Sonny Rollins talks about working with Monk and the Bridge period:
I didn’t have the feeling within myself, that I was really able to put out what they expected from me. So, that’s what I did. I will lay off the scene and go back into the woodshed, and get these things together and that’s basically what that thing on the bridge actually was all about.
This is a very nice animation of an excellent interview with Sonny Rollins.
Chet Baker is one of my all-time favourites and recently I have been on a little binge-listen of the “The Last Great Concert” recordings. The recordings with Big Band and Strings, recorded in 1988 only weeks before his death, feature him in great form.
From All About Jazz:
The concert itself was a hugely ambitious project, given Baker’s reputation for unreliability. To back Baker: a big band and a full orchestra on stage at the same time, in addition to a jazz quartet. Baker didn’t show up for rehearsals, and he didn’t arrive at the concert hall until the afternoon of the show. In spite of that, he—and by turns the orchestra and big band and quintet—sounds marvelous. Baker fits his solos into the arrangements seamlessly.
In times, in which, at least it feels like, Jazz is getting more complicated, intellectual, but in my opinion not always more beautiful, it is great to listen to listen to these recordings which are plain, great music.
I have never been able to find them on Spotify (and still am not), but I found both recording available to play on Google Play Music. You can listen to Vol.1 My Favourite Songs here, and Vol.2 – Straight from the Heart here.
This morning Jazz Video Guy shared a bunch instructional videos from Bob Mintzer, such as the above on Rhythm, on Building Jazz Improvisations from Classical Music, on Attack, Sustain Decay and usage of Motifs.
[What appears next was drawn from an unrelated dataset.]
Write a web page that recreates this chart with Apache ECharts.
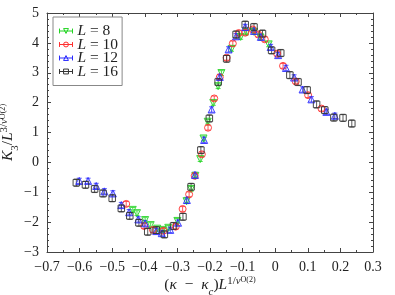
<!DOCTYPE html>
<html><head><meta charset="utf-8">
<script src="https://cdn.jsdelivr.net/npm/echarts@6/dist/echarts.min.js"></script>
<style>html,body{margin:0;padding:0;background:#fff}#c{width:395px;height:295px}</style>
</head><body><div id="c"></div>
<script>
// ---- data ----
const seriesNames = ['L = 8', 'L = 10', 'L = 12', 'L = 16'];
const xL8  = [-0.437,-0.424,-0.399,-0.382,-0.362,-0.345,-0.328,-0.300,-0.272,-0.258,-0.245,-0.230,-0.220,-0.207,-0.190,-0.175,-0.165,-0.134,-0.106,-0.088,-0.065,-0.045,-0.020];
const yL8  = [-1.59,-1.70,-1.93,-2.10,-2.22,-2.26,-2.19,-1.96,-1.30,-0.89,-0.45,0.11,0.80,1.36,1.99,2.55,2.99,3.80,4.20,4.35,4.37,4.18,3.95];
const xL10 = [-0.457,-0.402,-0.375,-0.343,-0.305,-0.284,-0.264,-0.247,-0.225,-0.206,-0.187,-0.170,-0.149,-0.130,-0.112,-0.092,-0.069,-0.052,-0.032,0.006,0.024,0.063,0.101,0.142];
const yL10 = [-1.39,-2.13,-2.26,-2.29,-2.15,-1.56,-1.07,-0.45,0.27,1.16,2.14,2.85,3.50,3.98,4.33,4.34,4.45,4.28,4.12,3.64,3.23,2.71,2.25,1.80];
const xL12 = [-0.601,-0.574,-0.549,-0.524,-0.498,-0.472,-0.448,-0.420,-0.399,-0.365,-0.348,-0.322,-0.298,-0.271,-0.246,-0.218,-0.195,-0.170,-0.143,-0.120,-0.092,-0.065,-0.044,-0.014,0.009,0.033,0.058,0.084,0.111,0.157,0.183];
const yL12 = [-0.62,-0.62,-0.79,-0.97,-1.04,-1.43,-1.67,-1.91,-2.04,-2.30,-2.37,-2.26,-2.02,-1.26,-0.42,0.75,1.77,2.86,3.78,4.22,4.53,4.40,4.20,3.86,3.59,3.16,2.84,2.44,2.11,1.69,1.56];
const xL16 = [-0.610,-0.582,-0.554,-0.528,-0.500,-0.472,-0.446,-0.418,-0.391,-0.365,-0.340,-0.312,-0.283,-0.258,-0.228,-0.202,-0.175,-0.149,-0.120,-0.092,-0.065,-0.039,-0.011,0.017,0.045,0.070,0.098,0.127,0.152,0.180,0.208,0.235];
const yL16 = [-0.68,-0.75,-0.89,-1.04,-1.20,-1.54,-1.79,-2.02,-2.32,-2.27,-2.41,-2.13,-1.82,-0.82,0.41,1.47,2.69,3.47,4.28,4.61,4.53,4.31,3.75,3.66,2.92,2.69,2.42,1.94,1.75,1.50,1.49,1.30];
const errL = [0.08, 0.08, 0.09, 0.12]; // typical error-bar half-length per series
const xTicks = [-0.7,-0.6,-0.5,-0.4,-0.3,-0.2,-0.1,0,0.1,0.2,0.3];
const yTicks = [-3,-2,-1,0,1,2,3,4,5];

// ---- styling ----
const colors = ['#22d422', '#ff3030', '#2a2aff', '#333333'];
const symbols = ['triangle', 'circle', 'triangle', 'rect'];
const rotations = [180, 0, 0, 0];
const legendIcons = [
  'path://M0,5L16,5M0,2L0,8M16,2L16,8M5,2L11,2L8,8Z',
  'path://M0,5L16,5M0,2L0,8M16,2L16,8M11,5A3,3,0,1,1,5,5A3,3,0,1,1,11,5Z',
  'path://M0,5L16,5M0,2L0,8M16,2L16,8M5,8L11,8L8,2Z',
  'path://M0,5L16,5M0,2L0,8M16,2L16,8M5,2L11,2L11,8L5,8Z'
];
const serif = 'Liberation Serif';
const xs = [xL8, xL10, xL12, xL16];
const ys = [yL8, yL10, yL12, yL16];

const minus = s => s.replace('-', '\u2212');
const fmtX = v => Math.abs(v) < 1e-9 ? '0' : minus(v.toFixed(1));
const fmtY = v => minus(String(Math.round(v)));

const series = [];
for (let k = 0; k < 4; k++) {
  const d = xs[k].map((x, i) => [x, ys[k][i]]);
  series.push({
    type: 'custom', name: seriesNames[k] + '_err', silent: true, z: 3,
    data: d.map(p => [p[0], p[1], errL[k]]),
    renderItem: (params, api) => {
      const x = api.value(0), y = api.value(1), e = api.value(2);
      const a = api.coord([x, y + e]), b = api.coord([x, y - e]);
      const c = colors[k], w = 2.5;
      return { type: 'group', children: [
        { type: 'line', shape: { x1: a[0], y1: a[1], x2: b[0], y2: b[1] }, style: { stroke: c, lineWidth: 0.8 } },
        { type: 'line', shape: { x1: a[0]-w, y1: a[1], x2: a[0]+w, y2: a[1] }, style: { stroke: c, lineWidth: 0.8 } },
        { type: 'line', shape: { x1: b[0]-w, y1: b[1], x2: b[0]+w, y2: b[1] }, style: { stroke: c, lineWidth: 0.8 } }
      ]};
    }
  });
  series.push({
    type: 'scatter', name: seriesNames[k], data: d, z: 4,
    symbol: symbols[k], symbolRotate: rotations[k], symbolSize: k === 3 ? 6.5 : 7,
    itemStyle: { color: 'rgba(255,255,255,0)', borderColor: colors[k], borderWidth: 0.9, opacity: 1 },
    emphasis: { disabled: true }
  });
}

const chart = echarts.init(document.getElementById('c'), null, { renderer: 'canvas' });
const axisCommon = {
  axisLine: { show: true, onZero: false, lineStyle: { color: '#444', width: 1 } },
  axisTick: { show: true, inside: true, length: 4, lineStyle: { color: '#444' } },
  minorTick: { show: true, length: 2, lineStyle: { color: '#444' } },
  splitLine: { show: false }
};
const mkRich = (fs) => ({
  it: { fontFamily: serif, fontSize: fs, fontStyle: 'italic', color: '#222' },
  n: { fontFamily: serif, fontSize: fs, color: '#222' },
  sub: { fontFamily: serif, fontSize: fs * 0.7, fontStyle: 'italic', color: '#222', verticalAlign: 'bottom', padding: [0,0,-4,0] },
  subn: { fontFamily: serif, fontSize: fs * 0.7, color: '#222', verticalAlign: 'bottom', padding: [0,0,-4,0] },
  sup: { fontFamily: serif, fontSize: fs * 0.7, fontStyle: 'italic', color: '#222', verticalAlign: 'top', padding: [0,0,7,0] },
  supn: { fontFamily: serif, fontSize: fs * 0.7, color: '#222', verticalAlign: 'top', padding: [0,0,7,0] },
  sub2: { fontFamily: serif, fontSize: fs * 0.52, color: '#222', verticalAlign: 'top', padding: [0,0,3,0] }
});
chart.setOption({
  animation: false,
  grid: { left: 47, right: 22, top: 13, bottom: 43, outerBoundsMode: 'none' },
  legend: {
    left: 53, top: 17, orient: 'vertical',
    data: seriesNames.map((n, i) => ({ name: n, icon: legendIcons[i],
      itemStyle: { color: 'rgba(255,255,255,0)', borderColor: colors[i], borderWidth: 1 } })),
    itemWidth: 13, itemHeight: 6, itemGap: -2.5,
    padding: [6, 4, 6, 6],
    borderColor: '#888', borderWidth: 1, backgroundColor: '#fff',
    formatter: n => '{i|L}' + n.slice(1),
    textStyle: { fontFamily: serif, fontSize: 15.5, color: '#222',
      rich: { i: { fontFamily: serif, fontSize: 15.5, fontStyle: 'italic', color: '#222' } } }
  },
  xAxis: [
    Object.assign({}, axisCommon, {
      type: 'value', min: -0.7, max: 0.3, interval: 0.1, minorTick: Object.assign({ splitNumber: 2 }, axisCommon.minorTick),
      axisLabel: { formatter: fmtX, fontFamily: serif, fontSize: 14, color: '#222', margin: 8 },
      name: '{n|(}{it|κ}{n|\u2002\u2212\u2002}{it|κ}{sub|c}{n|)}{it|L}{supn|1/}{sup|ν}{sub2|O(2)}',
      nameLocation: 'middle', nameGap: 24, nameMoveOverlap: false,
      nameTextStyle: { fontFamily: serif, fontSize: 15.5, color: '#222', rich: mkRich(15.5) }
    }),
    Object.assign({}, axisCommon, {
      type: 'value', position: 'top', min: -0.7, max: 0.3, interval: 0.1,
      minorTick: Object.assign({ splitNumber: 2 }, axisCommon.minorTick),
      axisLabel: { show: false }
    })
  ],
  yAxis: [
    Object.assign({}, axisCommon, {
      type: 'value', min: -3, max: 5, interval: 1, minorTick: Object.assign({ splitNumber: 5 }, axisCommon.minorTick),
      axisLabel: { formatter: fmtY, fontFamily: serif, fontSize: 14, color: '#222', margin: 8 },
      name: '{it|K}{subn|3}{n|/}{it|L}{supn|3/}{sup|ν}{sub2|O(2)}',
      nameLocation: 'middle', nameGap: 30, nameRotate: 90, nameMoveOverlap: false,
      nameTextStyle: { fontFamily: serif, fontSize: 15.5, color: '#222', rich: mkRich(15.5) }
    }),
    Object.assign({}, axisCommon, {
      type: 'value', position: 'right', min: -3, max: 5, interval: 1,
      minorTick: Object.assign({ splitNumber: 5 }, axisCommon.minorTick),
      axisLabel: { show: false }
    })
  ],
  series: series
});
</script>
</body></html>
I have had the honor to have met and attended a class with Bob Mintzer and he also talked then about the idea of Motifs. This is great stuff and worth checking out. Thanks to the Jazz Video Guy for sharing.
This is what I call timely. We were just sitting in the bus going north to perform the music of Charles Mingus when the article Doc: Charles Mingus 1968 on Jazz Wax popped up in my newsreader. The article is about Thomas Reichmann’s documentary on Charles Mingus documentary which is now on You Tube.
During this period, Thomas Reichman filmed a documentary of Mingus expounding on a range of socio-political topics of the day and captured Mingus being evicted and arrested.
I have seen that one before, and it’s worth a watch.
This was quite a fun concert and thanks to Inga you can watch the whole concert1 now on Facebook and here.
- Tapio Maunuvaara – trumpet
- Me – tenor
- Marja-Kaisa Villanen – baritone
- Jukka Myllys – trombone/baritone horn
- Sami Juntunen – piano
- Harri Sarkkinen – bass
- Olli Estola – drums
Thanks for watching.
Marc Myers reviews ‘Bird Unheard’:
It’s probably fair to say that this set is meant for Parker enthusiasts— those who have spent years listening to the Verve master takes and have the solos by Parker and his sidemen committed to memory. The average listener would likely be left mystified by the material, since listening to Parker attempt songs over and over is akin to repeatedly asking diners to try failed dishes. […]
Students of Parker (myself included) will find much of this material fascinating. […] Even when struggling to develop what he was trying to achieve, Parker sounded tireless and in command.
I got the shipping confirmation for mine already two weeks ago, yet it is not bound to arrive before August. Wondering how it got shipped. In the meanwhile this great review on Jazz Wax will have to do.
Marc Myers in John Coltrane’s Blue Train:
The perfection and excitement of this album is hard to match. The flawless, sculptured lines catch the ear and take you on a journey. From the opening hunting call on Blue Train, to Coltrane’s speed-bag attack on Moment’s Notice, the propulsive blues of Locomotion and lyrical bop lines of Lazy Bird, Coltrane does more than craft solos. He is telling a multi-chapter story here that is largely autobiographical. The songs reflect his heritage, enthusiasm and desire to stand out, and they forecast his goal of making his instrument and jazz more expressive and cerebral.
A short historical view on what is one of my favourite recordings.
From Unheard Bird on Downbeat Magazine:
The two-disc set, available July 1, includes 58 previously unreleased studio takes recorded between 1949 and 1952. The set was co-produced by Phil Schaap, the eminent jazz historian who serves as a curator for Jazz At Lincoln Center.
I’m looking forward to this CD set of previously unreleased music from Charlie Parker. Despite my preferences to have everything as digital as possible, I guess I will order the actual CD in this case. The liner notes should be rather interesting.